Palliative Care

PV QA 3 - Poster Viewing Q&A 3

TU_30_3035 - Application of Forcing Functions to Electronic Health Records Results in Improved Pain Control for Patients Undergoing Radiation Therapy for Bone Metastases

Tuesday, October 23
1:00 PM - 2:30 PM
Location: Innovation Hub, Exhibit Hall 3

Application of Forcing Functions to Electronic Health Records Results in Improved Pain Control for Patients Undergoing Radiation Therapy for Bone Metastases
D. Huang, I. Chervoneva, L. Babinsky, and M. D. Hurwitz; Sidney Kimmel Medical College at Thomas Jefferson University, Philadelphia, PA

Purpose/Objective(s): Documentation of cancer pain is a metric used by national organizations including the American Society of Clinical Oncology and National Quality Foundation to measure quality of care. However, consistent documentation of pain remains sub-optimal in daily practice despite this imperative. The use of constraint systems, such as forcing functions, may improve physician compliance. This approach requires pain to be scored before the electronic health record (EHR) can be closed. We reviewed pain documentation rates at our institution, which recently installed changes to our EHR with successively more robust constraint systems.
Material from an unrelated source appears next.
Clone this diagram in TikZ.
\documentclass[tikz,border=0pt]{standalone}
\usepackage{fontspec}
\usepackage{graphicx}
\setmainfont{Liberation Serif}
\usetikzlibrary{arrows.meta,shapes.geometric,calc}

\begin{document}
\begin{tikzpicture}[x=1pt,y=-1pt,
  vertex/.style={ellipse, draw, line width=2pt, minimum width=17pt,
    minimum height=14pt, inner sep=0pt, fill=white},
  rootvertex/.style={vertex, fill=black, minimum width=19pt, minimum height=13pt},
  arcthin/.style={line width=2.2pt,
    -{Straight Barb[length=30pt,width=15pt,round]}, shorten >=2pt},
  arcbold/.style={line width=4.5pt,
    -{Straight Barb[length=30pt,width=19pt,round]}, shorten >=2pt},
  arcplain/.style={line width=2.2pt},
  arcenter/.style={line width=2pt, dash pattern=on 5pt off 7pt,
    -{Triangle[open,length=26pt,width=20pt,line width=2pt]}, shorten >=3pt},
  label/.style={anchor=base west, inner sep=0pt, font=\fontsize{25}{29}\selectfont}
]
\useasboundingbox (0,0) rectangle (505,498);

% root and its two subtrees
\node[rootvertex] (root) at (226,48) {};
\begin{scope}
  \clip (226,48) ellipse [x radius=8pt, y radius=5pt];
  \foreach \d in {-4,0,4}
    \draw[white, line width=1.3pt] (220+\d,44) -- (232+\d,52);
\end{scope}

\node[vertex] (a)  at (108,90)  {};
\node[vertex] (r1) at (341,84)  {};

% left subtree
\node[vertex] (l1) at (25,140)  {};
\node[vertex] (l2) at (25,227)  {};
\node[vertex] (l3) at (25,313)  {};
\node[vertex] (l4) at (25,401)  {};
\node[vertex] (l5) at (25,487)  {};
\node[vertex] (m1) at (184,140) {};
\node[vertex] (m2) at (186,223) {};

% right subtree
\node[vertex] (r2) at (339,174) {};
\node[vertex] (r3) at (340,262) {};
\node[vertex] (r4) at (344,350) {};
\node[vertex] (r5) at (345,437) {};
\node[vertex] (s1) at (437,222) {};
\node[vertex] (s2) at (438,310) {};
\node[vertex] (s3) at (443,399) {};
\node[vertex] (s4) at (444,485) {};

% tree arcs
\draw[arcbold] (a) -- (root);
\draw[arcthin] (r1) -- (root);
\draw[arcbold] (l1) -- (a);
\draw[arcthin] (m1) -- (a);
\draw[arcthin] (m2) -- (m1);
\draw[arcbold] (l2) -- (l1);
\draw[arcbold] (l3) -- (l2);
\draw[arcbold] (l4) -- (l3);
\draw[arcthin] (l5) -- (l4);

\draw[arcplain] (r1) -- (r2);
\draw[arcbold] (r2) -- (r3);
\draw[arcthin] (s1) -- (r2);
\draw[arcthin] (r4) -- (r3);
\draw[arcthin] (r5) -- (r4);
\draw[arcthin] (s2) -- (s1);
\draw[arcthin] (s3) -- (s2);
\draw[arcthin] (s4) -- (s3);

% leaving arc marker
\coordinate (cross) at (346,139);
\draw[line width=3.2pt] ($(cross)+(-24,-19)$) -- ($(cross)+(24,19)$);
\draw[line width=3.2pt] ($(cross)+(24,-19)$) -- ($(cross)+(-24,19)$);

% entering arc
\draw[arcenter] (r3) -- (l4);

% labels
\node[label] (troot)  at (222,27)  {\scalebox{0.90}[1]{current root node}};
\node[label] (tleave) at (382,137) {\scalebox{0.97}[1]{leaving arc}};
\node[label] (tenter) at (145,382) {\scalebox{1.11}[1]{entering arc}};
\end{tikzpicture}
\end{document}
We hypothesized that these changes would lead to increase rates of pain documentation resulting in improved pain management for patients undergoing palliative radiation for painful bone metastases.
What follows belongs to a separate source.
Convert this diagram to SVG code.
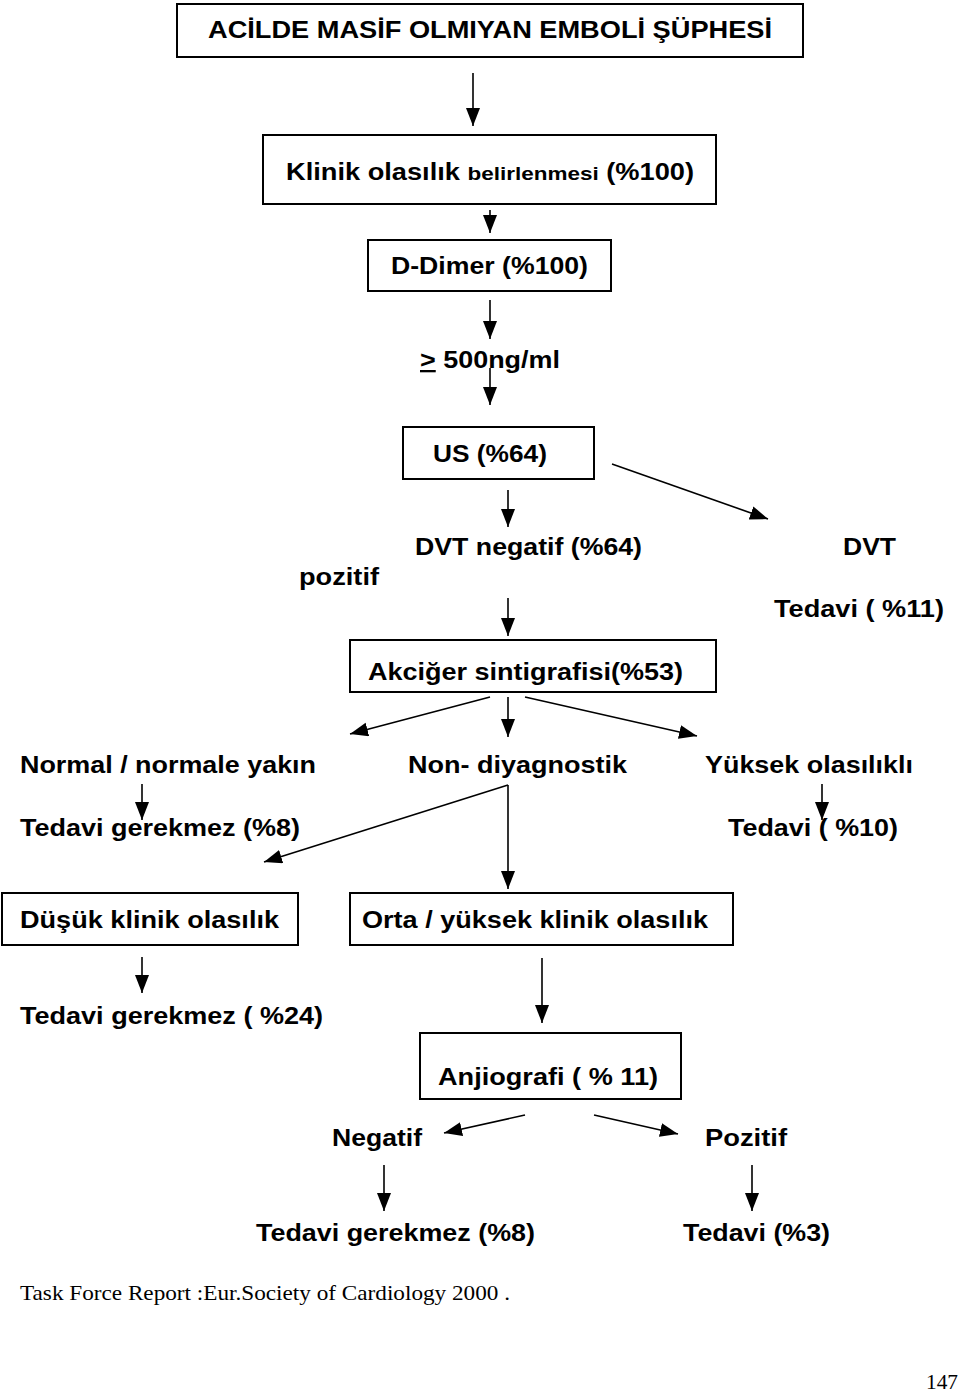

Materials/Methods: We retrospectively compared patient on-treatment visit (OTV) pain scores from three different periods of documentation strategy: free-form (Aug-Oct 2014), pain score prompt (Jan-Mar 2015) and forcing function (May-June 2017). Patients were randomly selected from a 3-month period immediately before or after implementation of each new EHR design. The first and last OTV pain scores for patients with secondary bone metastases were selected from Jan to Dec 2016 (pain score prompt) and May to Dec 2017 (forcing function). Those with only one OTV were excluded. Pain score was documented as a numeric rating score (NRS).
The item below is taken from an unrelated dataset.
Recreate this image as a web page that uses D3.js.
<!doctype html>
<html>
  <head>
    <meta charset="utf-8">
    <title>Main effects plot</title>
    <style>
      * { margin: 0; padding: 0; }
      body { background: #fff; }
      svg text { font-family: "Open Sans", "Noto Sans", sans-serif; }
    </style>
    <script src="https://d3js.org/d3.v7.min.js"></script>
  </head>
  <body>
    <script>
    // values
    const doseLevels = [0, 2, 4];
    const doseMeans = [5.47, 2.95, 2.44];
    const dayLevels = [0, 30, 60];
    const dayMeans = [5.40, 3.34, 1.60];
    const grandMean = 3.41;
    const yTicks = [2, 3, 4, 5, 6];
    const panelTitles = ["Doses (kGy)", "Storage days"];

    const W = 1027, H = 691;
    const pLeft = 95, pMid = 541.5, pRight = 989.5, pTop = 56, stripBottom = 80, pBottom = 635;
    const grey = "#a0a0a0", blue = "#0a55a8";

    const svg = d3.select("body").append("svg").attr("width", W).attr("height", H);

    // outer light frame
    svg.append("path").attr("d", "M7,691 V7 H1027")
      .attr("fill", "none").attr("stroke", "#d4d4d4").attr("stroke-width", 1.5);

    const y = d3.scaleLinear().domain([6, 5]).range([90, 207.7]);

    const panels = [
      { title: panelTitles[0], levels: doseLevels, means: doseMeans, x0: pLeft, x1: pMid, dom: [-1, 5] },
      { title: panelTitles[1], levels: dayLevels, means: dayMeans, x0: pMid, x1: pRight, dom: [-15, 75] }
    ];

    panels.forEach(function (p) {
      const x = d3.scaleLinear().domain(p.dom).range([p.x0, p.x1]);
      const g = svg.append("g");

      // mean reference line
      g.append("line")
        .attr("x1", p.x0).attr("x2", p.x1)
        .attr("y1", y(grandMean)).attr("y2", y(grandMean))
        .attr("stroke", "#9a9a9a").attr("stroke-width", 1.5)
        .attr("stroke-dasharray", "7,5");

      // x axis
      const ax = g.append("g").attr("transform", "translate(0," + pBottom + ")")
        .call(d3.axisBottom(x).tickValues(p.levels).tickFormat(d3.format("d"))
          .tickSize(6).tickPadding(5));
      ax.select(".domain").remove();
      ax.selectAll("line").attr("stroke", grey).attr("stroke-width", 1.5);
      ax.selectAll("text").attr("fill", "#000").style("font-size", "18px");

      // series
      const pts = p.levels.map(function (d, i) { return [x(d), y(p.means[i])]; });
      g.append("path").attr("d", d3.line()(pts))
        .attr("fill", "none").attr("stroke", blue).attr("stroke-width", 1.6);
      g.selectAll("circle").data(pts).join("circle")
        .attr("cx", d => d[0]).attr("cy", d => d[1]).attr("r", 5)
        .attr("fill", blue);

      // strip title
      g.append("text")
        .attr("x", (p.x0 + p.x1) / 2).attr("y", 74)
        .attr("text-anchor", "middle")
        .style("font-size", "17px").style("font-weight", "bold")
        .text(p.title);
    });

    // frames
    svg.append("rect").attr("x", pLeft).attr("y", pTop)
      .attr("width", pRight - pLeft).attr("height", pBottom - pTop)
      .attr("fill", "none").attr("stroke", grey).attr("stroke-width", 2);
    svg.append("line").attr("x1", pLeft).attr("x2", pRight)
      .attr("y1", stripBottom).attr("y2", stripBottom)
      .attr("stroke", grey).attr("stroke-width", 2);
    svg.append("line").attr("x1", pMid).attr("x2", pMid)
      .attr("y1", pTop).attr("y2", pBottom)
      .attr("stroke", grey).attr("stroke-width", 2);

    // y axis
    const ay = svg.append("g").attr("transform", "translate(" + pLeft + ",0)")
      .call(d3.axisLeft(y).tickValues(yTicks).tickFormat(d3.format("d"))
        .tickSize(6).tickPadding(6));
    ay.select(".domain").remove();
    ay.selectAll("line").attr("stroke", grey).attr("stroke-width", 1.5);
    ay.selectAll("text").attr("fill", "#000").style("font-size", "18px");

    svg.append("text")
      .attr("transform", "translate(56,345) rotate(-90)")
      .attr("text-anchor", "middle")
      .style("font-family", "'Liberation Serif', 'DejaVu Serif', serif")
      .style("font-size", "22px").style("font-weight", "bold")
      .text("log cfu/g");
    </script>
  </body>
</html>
Results: There were 150 patient OTVs studied for each documentation strategy (n = 450). The rate of documentation for free-form was 11% (95% CI: 7, 18); pain score prompts was 87% (95% CI: 81, 92); and forcing functions was 97% (95% CI: 93, 99). Documentation rates were different across the three groups (P < 0.001). The difference between each strategy was significant (P < 0.001 for free-form vs. prompt; P = 0.002 for prompt vs. forced function; P < 0.001 for free-form vs. forced function). Patients with secondary bone metastases (n = 72) had greater decreases in pain over the course of treatment using EHRs with forcing functions compared to pain score prompts (P = 0.026). The median improvement in NRS with use of forcing functions was -1.5 (IQR: -4 to 0), compared to pain score prompts, 0 (IQR: -1.25 to 0).

Conclusion: Our results demonstrate that constraint systems applied to EHRs increase pain documentation rates. Forcing functions, being the most restrictive, have the highest rate of documentation. This improvement in pain documentation rates resulted in significant decreases in pain as compared to less restrictive documentation strategies for patients receiving palliative radiation therapy for painful bone metastases.

Author Disclosure: D. Huang: None. I. Chervoneva: None. L. Babinsky: None. M.D. Hurwitz: Chair, Oncology Quality Committee; Jefferson Health.

Mark Hurwitz, MD, FASTRO

Biography:
Mark Hurwitz, M.D., FASTRO, FACRO is Professor and Vice-Chair for Quality, Safety and Performance Excellence and Director of Thermal Oncology for the Department of Radiation Oncology at the Sidney Kimmel Medical College at Thomas Jefferson University. He is a recognized leader in the field of Quality and Safety serving as Chair of the Jefferson Health Enterprise Oncology Quality Council. On national and international levels Dr. Hurwitz has directed research efforts on advancing translation of biology and technology into clinical practice. Dr. Hurwitz has an extensive track record of leading clinical trials that have advanced treatment of genitourinary malignancies and application of thermal medicine. Dr. Hurwitz has led ground breaking trials in thermal oncology including a phase II trial demonstrating benefit of hyperthermia in treatment of locally advanced prostate cancer. He served as PI of an international phase III trial which established benefit to use of magnetic resonance guided focus ultrasound treatment of painful bone metastases. He has served as principal investigator for successfully completed RTOG and CALGB studies for prostate cancer and is currently the PI of NRG GU002, an international phase II/III trial building on the success of RTOG 0621. He has published numerous peer reviewed papers, review articles, and book chapters and served as an invited lecturer at many venues around the world.